3) La référence talmudique en question est-elle la Guemara Chabbath 156b ?

Berakha vehatsla'ha rabba

Rav Elie Kahn z''l
Dimanche 30 mars 2003 - 23:00

1: Merci.

2: Profitons de votre remarque pour faire un court historique du couvre-chef.
On considere genralement qu'a l'epoque talmudique les hommes se couvraient la tete en Babylonie, alors que cette coutume etait moins repandue en Israel (1). Se couvrir la tete symbolise que nous ressentons la presence de D'ieu, mais ceci, meme en Babylonie etait une "midat h'assidoute", un signe particulier de piete, pas une obligation. Le couvre-chef est plutot l'apanage de l'elite(2).
Au Moyen-Age, sa signification evolue; il permet de distinguer entre juifs et non juifs, et du coup il revet pour certains une plus grande importance que par le passe (3).
Devant les efforts deployes par la Reforme au 19eme siecle pour annuler l'obligation de se couvrir la tete, et la pression assimilatrice du gouvernement tsariste, se couvrir la tete est une maniere d'affirmer son attachement a la Tora et aux mitsvoth et revet une importance supplementaire (4), importance qui se maintient jusqu'a nos jours (5). On dit couramment en hebreu d'une personne qui cesse de respecter les mitsvoth, qu'elle a enleve sa Kipa. Ce qui prouve son importance symbolique (6).
Le Kitsour Choulhane Aroukh que vous citez ne couvre donc qu'un des multiples aspects du couvre-chef.
Et malgre tout, je ne pense pas que etant nu a la mikve, il soit necessaire d'avoir la tete couverte.

3: voir note 1 pour des sources supplementaires.

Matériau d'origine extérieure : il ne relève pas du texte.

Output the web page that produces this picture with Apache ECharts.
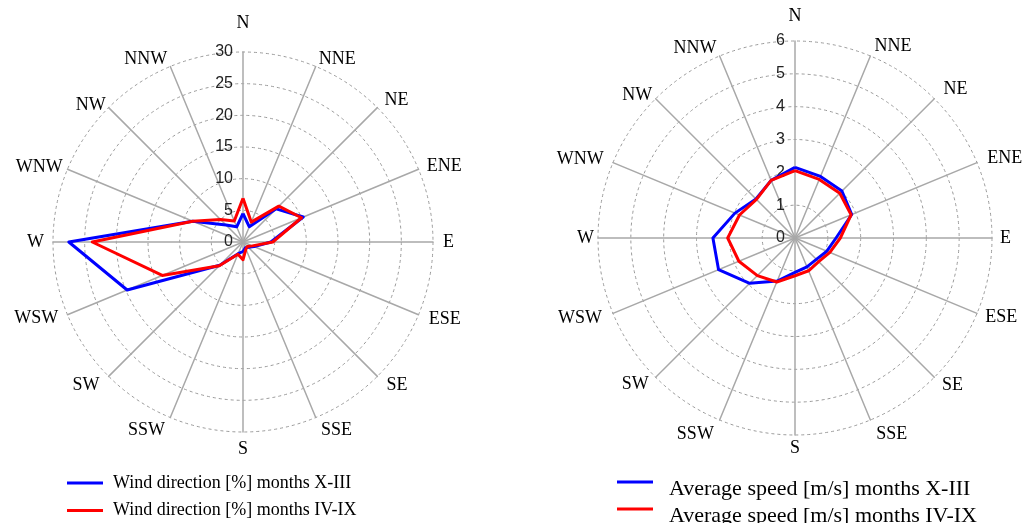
<!DOCTYPE html>
<html><head><meta charset="utf-8">
<script src="https://cdn.jsdelivr.net/npm/echarts@6/dist/echarts.min.js"></script>
<style>html,body{margin:0;padding:0;background:#fff}#c{width:1026px;height:523px}</style>
</head><body><div id="c"></div>
<script>
const directions = ['N','NNE','NE','ENE','E','ESE','SE','SSE','S','SSW','SW','WSW','W','WNW','NW','NNW'];
const freqTicks = [0,5,10,15,20,25,30];
const speedTicks = [0,1,2,3,4,5,6];
const freqColdMonths = [4.5,2.6,7.4,10.3,4.4,1.9,1.2,1.0,1.5,2.0,5.2,19.8,27.5,8.6,3.8,2.6];
const freqWarmMonths = [6.9,3.4,8.0,10.0,4.7,1.6,1.0,1.2,2.8,2.1,5.3,13.8,23.8,8.6,5.0,3.6];
const speedColdMonths = [2.15,2.03,2.02,1.87,1.25,1.05,0.92,0.95,1.05,1.42,1.95,2.52,2.50,1.98,1.68,1.90];
const speedWarmMonths = [2.05,1.93,1.93,1.85,1.38,1.15,1.02,1.08,1.15,1.45,1.62,1.85,2.05,1.83,1.66,1.90];
const names = [
  'Wind direction [%] months X-III','Wind direction [%] months IV-IX',
  'Average speed [m/s] months X-III','Average speed [m/s] months IV-IX'
];
const BLUE = '#0000ff', RED = '#ff0000';

// radar places indicators counter-clockwise: reorder so the compass runs clockwise
const order = [0].concat(directions.map((d,i)=>i).slice(1).reverse());
const reorder = arr => order.map(i => arr[i]);

// distance of direction names from the outer ring (by compass index)
const gapsLeft  = [20,8,10,9,10,11,13,14,8,14,13,10,9,5,4,8];
const gapsRight = [16,11,13,11,8,9,11,15,4,15,10,12,4,10,5,8];

function makeRadar(center, radius, ticks, gaps) {
  const max = ticks[ticks.length-1];
  return {
    center: center, radius: radius, startAngle: 90, shape: 'circle',
    splitNumber: ticks.length - 1,
    indicator: order.map((i,k) => {
      const ind = {name: directions[i], min: 0, max: max, nameGap: gaps[i]};
      if (k === 0) {
        ind.axisLabel = {show: true, color: '#222', fontFamily: 'Liberation Sans', fontSize: 16, margin: 10,
          formatter: v => ticks.indexOf(v) >= 0 ? String(v) : ''};
      }
      return ind;
    }),
    axisName: {color: '#000', fontFamily: 'Liberation Serif', fontSize: 18},
    axisLine: {lineStyle: {color: '#a8a8a8', width: 1.5}},
    splitLine: {lineStyle: {color: '#9a9a9a', type: [3,3], width: 1}},
    splitArea: {show: false},
    axisTick: {show: false},
    axisLabel: {show: false}
  };
}

// left legends: line centred on text; right legends: line sits ~7px above the text centre
const ICON_LEFT = 'rect';
const ICON_RIGHT = 'path://M0,17L0,17M0,0L36,0L36,3L0,3Z';

function makeLegend(left, top, name, color, fontSize, textPad, icon, itemHeight) {
  return {
    left: left, top: top, orient: 'vertical', icon: icon, padding: 0,
    itemWidth: 36, itemHeight: itemHeight, symbolKeepAspect: false,
    itemStyle: {color: color},
    textStyle: {color: '#000', fontFamily: 'Liberation Serif', fontSize: fontSize, lineHeight: 20, padding: textPad},
    data: [name]
  };
}

const chart = echarts.init(document.getElementById('c'), null, {renderer: 'canvas'});
chart.setOption({
  animation: false,
  radar: [makeRadar([243, 242], 190, freqTicks, gapsLeft), makeRadar([795, 238], 197, speedTicks, gapsRight)],
  legend: [
    makeLegend(67, 473, names[0], BLUE, 18, [0,0,0,5], ICON_LEFT, 3),
    makeLegend(67, 500.5, names[1], RED, 18, [0,0,0,5], ICON_LEFT, 3),
    makeLegend(617, 478, names[2], BLUE, 22, [0,0,0,11], ICON_RIGHT, 17),
    makeLegend(617, 505, names[3], RED, 22, [0,0,0,11], ICON_RIGHT, 17)
  ],
  series: [
    {type: 'radar', radarIndex: 0, symbol: 'none',
     data: [
       {name: names[0], value: reorder(freqColdMonths), lineStyle: {color: BLUE, width: 3}, itemStyle: {color: BLUE}},
       {name: names[1], value: reorder(freqWarmMonths), lineStyle: {color: RED, width: 3}, itemStyle: {color: RED}}
     ]},
    {type: 'radar', radarIndex: 1, symbol: 'none',
     data: [
       {name: names[2], value: reorder(speedColdMonths), lineStyle: {color: BLUE, width: 3}, itemStyle: {color: BLUE}},
       {name: names[3], value: reorder(speedWarmMonths), lineStyle: {color: RED, width: 3}, itemStyle: {color: RED}}
     ]}
  ]
});
</script></body></html>
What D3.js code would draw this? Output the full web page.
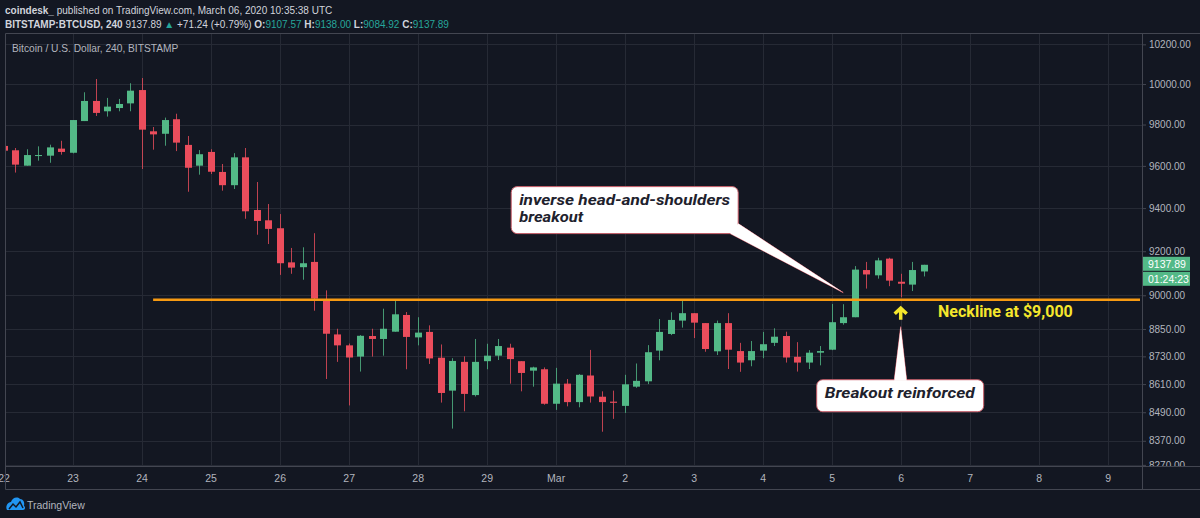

References: 1: Berechit Raba, 27, 6; 17, 8; T.B. Chabat 118, b; 156, b; Kidouchine 31, a. 2: Meme au Moyen-Age, et plus tard encore, ce n'est pas considere par tous comme une stricte obligation. Choute Hamaarchal, 72; Biour Hagra, O. H., 8; Choute Hariam, 21. 3: Choute Mahari Brouna, 34. 4: Haelef lekha Chlomo, O. H., 3. 5: Par exemple Igrot Moche, O. H., 1, 1. 6: Dans le livre Olam keMinhago noeg de Eric Zimmer, il y a un article tres complet sur cette evolution.